> [REQUIREMENT] Review the lines that follow and copy each one that contains the word "code".
-- BEGIN GIVEN RECORDS --
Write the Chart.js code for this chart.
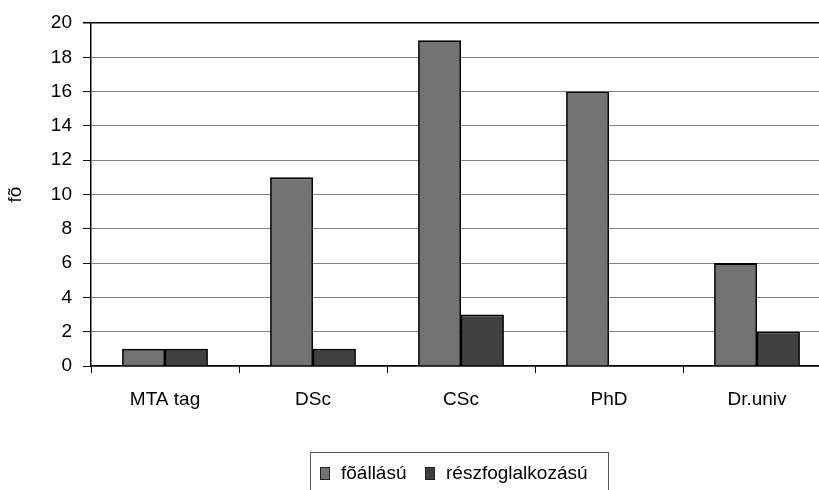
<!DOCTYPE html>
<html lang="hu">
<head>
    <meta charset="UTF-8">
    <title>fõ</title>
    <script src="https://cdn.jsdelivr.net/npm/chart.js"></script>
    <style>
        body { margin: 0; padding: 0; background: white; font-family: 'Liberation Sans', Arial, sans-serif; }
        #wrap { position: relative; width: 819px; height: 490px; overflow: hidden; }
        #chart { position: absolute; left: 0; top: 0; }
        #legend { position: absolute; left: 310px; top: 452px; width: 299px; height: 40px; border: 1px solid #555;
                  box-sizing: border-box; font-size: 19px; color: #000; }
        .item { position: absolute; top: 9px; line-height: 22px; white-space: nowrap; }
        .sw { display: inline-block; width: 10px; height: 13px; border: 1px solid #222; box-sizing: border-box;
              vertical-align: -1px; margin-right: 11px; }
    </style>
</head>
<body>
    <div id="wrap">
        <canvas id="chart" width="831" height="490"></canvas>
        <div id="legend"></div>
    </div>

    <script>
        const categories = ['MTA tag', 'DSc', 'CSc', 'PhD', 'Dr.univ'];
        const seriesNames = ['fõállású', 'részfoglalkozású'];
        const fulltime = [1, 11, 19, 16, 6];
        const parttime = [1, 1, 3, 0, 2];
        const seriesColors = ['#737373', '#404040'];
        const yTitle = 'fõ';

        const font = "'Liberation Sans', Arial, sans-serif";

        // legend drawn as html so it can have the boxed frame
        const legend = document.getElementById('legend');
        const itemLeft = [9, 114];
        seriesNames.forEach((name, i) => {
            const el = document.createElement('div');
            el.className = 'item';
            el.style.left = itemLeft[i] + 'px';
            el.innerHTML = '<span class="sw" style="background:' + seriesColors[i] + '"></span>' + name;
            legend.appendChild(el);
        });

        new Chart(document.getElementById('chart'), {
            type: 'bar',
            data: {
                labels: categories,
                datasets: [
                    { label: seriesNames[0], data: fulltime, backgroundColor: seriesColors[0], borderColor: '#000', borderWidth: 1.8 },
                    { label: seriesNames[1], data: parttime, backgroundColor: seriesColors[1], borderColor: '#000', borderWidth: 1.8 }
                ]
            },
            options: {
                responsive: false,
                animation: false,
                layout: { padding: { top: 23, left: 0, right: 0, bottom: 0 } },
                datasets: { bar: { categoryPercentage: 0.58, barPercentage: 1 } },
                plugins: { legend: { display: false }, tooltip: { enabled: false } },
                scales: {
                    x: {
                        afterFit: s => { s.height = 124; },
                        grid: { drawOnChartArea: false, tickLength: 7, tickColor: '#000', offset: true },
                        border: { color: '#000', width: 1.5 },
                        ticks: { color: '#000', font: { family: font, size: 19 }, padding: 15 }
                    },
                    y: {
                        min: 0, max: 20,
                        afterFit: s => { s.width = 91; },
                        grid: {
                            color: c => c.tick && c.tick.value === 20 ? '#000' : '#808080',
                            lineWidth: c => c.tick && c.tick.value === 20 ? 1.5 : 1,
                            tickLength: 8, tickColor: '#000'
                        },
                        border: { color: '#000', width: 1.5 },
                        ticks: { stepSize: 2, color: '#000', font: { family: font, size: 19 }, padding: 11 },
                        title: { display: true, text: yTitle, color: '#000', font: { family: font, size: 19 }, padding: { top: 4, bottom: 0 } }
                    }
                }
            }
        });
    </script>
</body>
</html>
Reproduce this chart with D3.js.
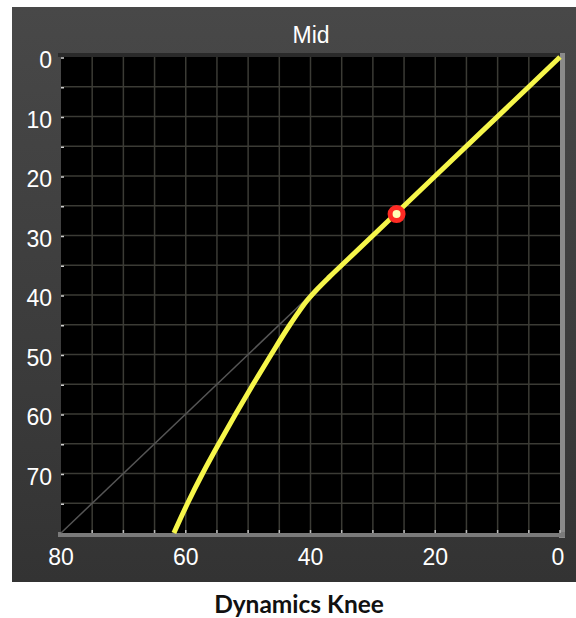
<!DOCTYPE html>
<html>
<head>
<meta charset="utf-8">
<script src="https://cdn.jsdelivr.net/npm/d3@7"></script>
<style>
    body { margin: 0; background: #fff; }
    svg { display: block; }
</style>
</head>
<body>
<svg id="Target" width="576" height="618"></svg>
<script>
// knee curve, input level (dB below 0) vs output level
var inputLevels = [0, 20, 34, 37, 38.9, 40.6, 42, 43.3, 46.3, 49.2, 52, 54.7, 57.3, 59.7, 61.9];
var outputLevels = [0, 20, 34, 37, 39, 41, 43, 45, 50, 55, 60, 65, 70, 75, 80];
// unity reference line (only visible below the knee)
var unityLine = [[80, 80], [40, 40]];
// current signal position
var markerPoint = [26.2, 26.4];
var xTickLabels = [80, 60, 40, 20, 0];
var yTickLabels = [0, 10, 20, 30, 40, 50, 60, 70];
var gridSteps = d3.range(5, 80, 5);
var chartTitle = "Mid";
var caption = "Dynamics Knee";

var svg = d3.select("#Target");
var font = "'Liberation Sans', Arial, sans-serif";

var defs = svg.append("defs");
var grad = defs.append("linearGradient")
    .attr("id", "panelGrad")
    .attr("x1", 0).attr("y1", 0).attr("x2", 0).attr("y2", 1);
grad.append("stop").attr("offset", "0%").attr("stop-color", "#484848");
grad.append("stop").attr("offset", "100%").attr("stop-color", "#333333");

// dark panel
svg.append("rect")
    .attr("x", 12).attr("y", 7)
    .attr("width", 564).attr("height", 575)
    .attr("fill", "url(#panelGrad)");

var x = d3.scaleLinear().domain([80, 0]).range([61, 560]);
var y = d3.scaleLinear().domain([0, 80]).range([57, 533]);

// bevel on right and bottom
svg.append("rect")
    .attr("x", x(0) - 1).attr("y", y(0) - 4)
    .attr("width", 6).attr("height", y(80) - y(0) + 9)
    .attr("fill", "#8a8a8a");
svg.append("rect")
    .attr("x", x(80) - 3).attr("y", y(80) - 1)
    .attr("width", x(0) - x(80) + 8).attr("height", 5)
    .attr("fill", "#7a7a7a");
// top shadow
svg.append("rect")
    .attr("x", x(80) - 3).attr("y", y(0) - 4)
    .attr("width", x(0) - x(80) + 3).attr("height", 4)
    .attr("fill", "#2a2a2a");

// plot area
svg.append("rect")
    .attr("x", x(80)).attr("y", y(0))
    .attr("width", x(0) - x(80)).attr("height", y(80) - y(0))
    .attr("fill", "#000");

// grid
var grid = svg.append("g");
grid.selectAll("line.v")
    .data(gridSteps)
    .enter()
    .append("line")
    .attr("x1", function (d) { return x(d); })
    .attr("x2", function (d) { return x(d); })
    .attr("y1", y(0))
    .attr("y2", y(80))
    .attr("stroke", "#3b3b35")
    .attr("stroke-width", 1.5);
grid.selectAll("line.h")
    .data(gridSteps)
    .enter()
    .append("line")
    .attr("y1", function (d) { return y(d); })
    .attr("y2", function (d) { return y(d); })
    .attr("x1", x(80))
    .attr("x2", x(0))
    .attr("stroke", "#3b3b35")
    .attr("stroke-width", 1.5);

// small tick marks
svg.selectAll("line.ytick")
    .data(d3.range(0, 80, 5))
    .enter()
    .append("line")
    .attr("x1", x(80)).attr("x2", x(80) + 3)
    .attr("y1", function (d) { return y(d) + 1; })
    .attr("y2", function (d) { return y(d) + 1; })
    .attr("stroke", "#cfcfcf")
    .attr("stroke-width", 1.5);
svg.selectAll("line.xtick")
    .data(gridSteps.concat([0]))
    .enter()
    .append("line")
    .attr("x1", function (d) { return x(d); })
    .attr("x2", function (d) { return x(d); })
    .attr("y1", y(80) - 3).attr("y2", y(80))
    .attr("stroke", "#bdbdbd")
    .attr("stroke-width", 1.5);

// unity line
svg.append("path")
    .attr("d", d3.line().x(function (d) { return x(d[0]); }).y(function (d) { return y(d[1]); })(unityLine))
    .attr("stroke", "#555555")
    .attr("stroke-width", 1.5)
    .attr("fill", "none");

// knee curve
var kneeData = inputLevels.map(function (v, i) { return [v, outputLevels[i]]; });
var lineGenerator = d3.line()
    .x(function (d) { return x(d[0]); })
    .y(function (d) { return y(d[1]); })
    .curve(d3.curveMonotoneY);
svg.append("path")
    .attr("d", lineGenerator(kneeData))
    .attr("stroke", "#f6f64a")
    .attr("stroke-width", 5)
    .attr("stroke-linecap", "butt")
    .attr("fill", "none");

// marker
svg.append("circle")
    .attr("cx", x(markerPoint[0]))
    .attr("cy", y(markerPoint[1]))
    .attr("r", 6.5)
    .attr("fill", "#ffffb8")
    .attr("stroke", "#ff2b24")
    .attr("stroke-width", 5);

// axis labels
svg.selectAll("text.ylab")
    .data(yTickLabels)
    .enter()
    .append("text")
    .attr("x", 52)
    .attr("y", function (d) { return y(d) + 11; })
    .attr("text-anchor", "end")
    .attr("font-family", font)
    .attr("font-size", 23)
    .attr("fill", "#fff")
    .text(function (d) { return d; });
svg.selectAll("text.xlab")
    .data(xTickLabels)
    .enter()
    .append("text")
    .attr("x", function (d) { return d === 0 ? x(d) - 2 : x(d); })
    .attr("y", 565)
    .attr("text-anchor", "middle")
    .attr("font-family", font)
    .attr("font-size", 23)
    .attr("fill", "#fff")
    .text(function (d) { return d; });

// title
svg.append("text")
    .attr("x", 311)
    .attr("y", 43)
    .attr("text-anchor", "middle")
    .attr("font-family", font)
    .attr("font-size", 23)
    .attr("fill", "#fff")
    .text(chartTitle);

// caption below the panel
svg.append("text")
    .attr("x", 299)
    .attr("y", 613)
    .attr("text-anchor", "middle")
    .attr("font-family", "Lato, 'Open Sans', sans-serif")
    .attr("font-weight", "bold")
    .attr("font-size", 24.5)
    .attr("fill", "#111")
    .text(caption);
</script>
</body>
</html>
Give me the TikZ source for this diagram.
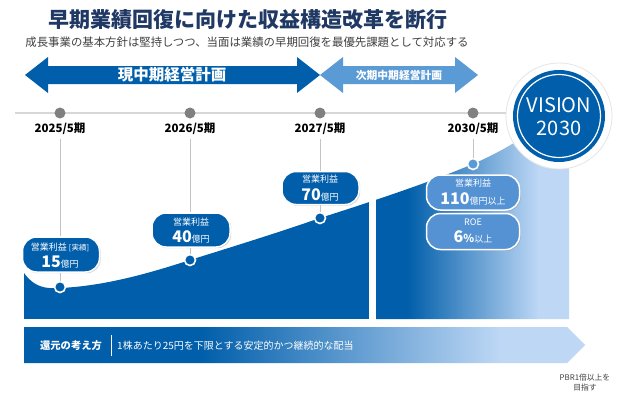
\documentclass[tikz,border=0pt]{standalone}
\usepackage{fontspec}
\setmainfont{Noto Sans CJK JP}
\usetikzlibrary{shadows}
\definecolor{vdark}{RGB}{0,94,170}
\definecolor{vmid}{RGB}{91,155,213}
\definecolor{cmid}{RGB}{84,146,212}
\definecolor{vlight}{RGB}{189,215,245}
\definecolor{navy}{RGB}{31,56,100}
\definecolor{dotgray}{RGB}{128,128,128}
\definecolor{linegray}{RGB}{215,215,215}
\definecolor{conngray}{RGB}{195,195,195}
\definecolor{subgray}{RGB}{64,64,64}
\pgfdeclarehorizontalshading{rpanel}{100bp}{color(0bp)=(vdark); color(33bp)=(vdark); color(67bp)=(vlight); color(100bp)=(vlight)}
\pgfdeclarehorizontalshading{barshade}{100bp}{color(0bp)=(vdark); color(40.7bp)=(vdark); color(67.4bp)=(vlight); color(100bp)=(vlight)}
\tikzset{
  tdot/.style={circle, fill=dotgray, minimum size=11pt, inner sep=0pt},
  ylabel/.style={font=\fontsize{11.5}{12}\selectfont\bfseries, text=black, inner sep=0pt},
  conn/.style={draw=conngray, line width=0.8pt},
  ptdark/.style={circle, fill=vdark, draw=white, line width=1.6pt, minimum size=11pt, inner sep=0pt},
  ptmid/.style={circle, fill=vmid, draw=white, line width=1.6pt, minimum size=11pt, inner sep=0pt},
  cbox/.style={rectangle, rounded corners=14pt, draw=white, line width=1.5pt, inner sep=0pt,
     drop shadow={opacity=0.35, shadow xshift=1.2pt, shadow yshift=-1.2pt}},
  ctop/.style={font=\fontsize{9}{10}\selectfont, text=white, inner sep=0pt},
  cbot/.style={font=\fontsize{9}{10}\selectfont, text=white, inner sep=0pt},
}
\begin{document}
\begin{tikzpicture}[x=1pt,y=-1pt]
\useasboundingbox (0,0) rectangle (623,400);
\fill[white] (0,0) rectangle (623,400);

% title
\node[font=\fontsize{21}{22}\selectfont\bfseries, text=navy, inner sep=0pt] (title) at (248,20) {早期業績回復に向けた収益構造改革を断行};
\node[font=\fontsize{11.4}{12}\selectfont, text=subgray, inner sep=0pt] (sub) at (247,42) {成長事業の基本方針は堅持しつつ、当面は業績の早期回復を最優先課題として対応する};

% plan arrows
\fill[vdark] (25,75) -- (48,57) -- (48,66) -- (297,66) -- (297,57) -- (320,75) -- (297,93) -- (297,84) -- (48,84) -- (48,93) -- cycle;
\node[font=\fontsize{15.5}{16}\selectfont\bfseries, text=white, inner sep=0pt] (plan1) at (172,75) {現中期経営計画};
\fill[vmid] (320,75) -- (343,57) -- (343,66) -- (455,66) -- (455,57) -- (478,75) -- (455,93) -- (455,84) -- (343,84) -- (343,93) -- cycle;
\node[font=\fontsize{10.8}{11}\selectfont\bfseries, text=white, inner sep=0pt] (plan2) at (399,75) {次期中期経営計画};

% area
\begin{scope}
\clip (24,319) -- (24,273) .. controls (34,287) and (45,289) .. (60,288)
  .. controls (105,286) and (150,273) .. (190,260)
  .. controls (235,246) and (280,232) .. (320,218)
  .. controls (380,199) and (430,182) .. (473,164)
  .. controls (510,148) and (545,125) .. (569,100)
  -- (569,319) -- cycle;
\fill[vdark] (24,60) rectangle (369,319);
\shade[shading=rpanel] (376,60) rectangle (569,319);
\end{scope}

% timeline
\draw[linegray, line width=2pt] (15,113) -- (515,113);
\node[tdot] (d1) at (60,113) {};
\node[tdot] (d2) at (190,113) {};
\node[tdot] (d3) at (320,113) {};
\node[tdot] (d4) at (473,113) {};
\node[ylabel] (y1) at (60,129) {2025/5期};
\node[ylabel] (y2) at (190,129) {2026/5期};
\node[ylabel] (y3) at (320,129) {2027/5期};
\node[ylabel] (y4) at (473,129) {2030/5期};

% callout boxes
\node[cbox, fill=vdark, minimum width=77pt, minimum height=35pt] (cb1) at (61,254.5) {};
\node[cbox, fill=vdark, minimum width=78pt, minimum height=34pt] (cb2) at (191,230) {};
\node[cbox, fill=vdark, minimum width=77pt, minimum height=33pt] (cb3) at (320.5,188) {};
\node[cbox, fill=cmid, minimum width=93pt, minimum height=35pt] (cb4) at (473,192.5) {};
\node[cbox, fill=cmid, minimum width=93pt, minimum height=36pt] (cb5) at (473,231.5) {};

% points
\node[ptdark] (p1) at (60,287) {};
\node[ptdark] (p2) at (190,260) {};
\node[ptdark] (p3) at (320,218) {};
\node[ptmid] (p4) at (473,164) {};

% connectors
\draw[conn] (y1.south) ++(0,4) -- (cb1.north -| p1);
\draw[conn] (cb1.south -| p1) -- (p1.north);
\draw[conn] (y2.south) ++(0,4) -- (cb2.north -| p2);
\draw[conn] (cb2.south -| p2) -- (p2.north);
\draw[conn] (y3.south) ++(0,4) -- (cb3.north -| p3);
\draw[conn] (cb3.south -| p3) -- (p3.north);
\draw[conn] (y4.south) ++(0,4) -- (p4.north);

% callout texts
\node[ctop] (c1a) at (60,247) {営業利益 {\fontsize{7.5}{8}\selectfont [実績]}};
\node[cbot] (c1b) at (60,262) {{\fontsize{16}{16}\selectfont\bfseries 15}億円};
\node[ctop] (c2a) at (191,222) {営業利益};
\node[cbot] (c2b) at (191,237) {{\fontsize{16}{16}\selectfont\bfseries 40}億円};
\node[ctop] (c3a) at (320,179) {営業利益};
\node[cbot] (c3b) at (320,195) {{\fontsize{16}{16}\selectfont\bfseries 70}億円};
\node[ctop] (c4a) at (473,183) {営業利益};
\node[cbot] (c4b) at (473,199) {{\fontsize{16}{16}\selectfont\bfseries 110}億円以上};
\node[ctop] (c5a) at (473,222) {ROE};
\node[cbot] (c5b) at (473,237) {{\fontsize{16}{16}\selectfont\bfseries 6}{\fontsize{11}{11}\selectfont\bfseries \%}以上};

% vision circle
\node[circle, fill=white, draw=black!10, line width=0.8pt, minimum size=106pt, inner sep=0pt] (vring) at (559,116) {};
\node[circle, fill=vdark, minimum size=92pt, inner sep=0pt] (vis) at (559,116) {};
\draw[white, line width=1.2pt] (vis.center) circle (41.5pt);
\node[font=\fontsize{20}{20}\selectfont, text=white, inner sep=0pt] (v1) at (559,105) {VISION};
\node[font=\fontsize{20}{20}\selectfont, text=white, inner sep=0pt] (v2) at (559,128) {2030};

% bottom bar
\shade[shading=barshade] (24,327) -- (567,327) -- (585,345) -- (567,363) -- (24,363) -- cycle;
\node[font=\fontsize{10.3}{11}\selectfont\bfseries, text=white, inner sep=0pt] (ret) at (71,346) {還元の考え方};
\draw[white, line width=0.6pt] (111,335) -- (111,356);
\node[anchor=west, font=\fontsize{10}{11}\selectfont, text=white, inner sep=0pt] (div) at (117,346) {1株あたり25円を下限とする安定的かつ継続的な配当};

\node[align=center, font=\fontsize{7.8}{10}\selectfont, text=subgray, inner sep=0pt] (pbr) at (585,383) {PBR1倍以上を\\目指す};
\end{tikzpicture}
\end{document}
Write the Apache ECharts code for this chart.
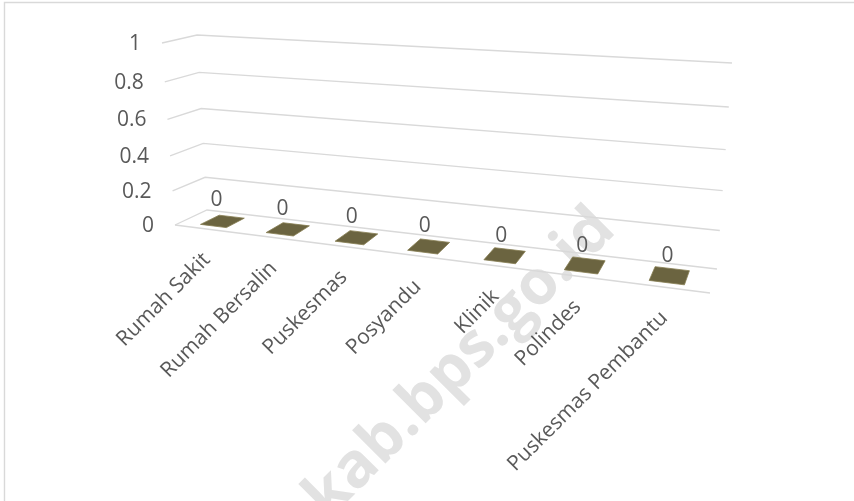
-- END GIVEN RECORDS --
> [EXPECTED ANSWER]
Write the Chart.js code for this chart.
Write the Apache ECharts code for this chart.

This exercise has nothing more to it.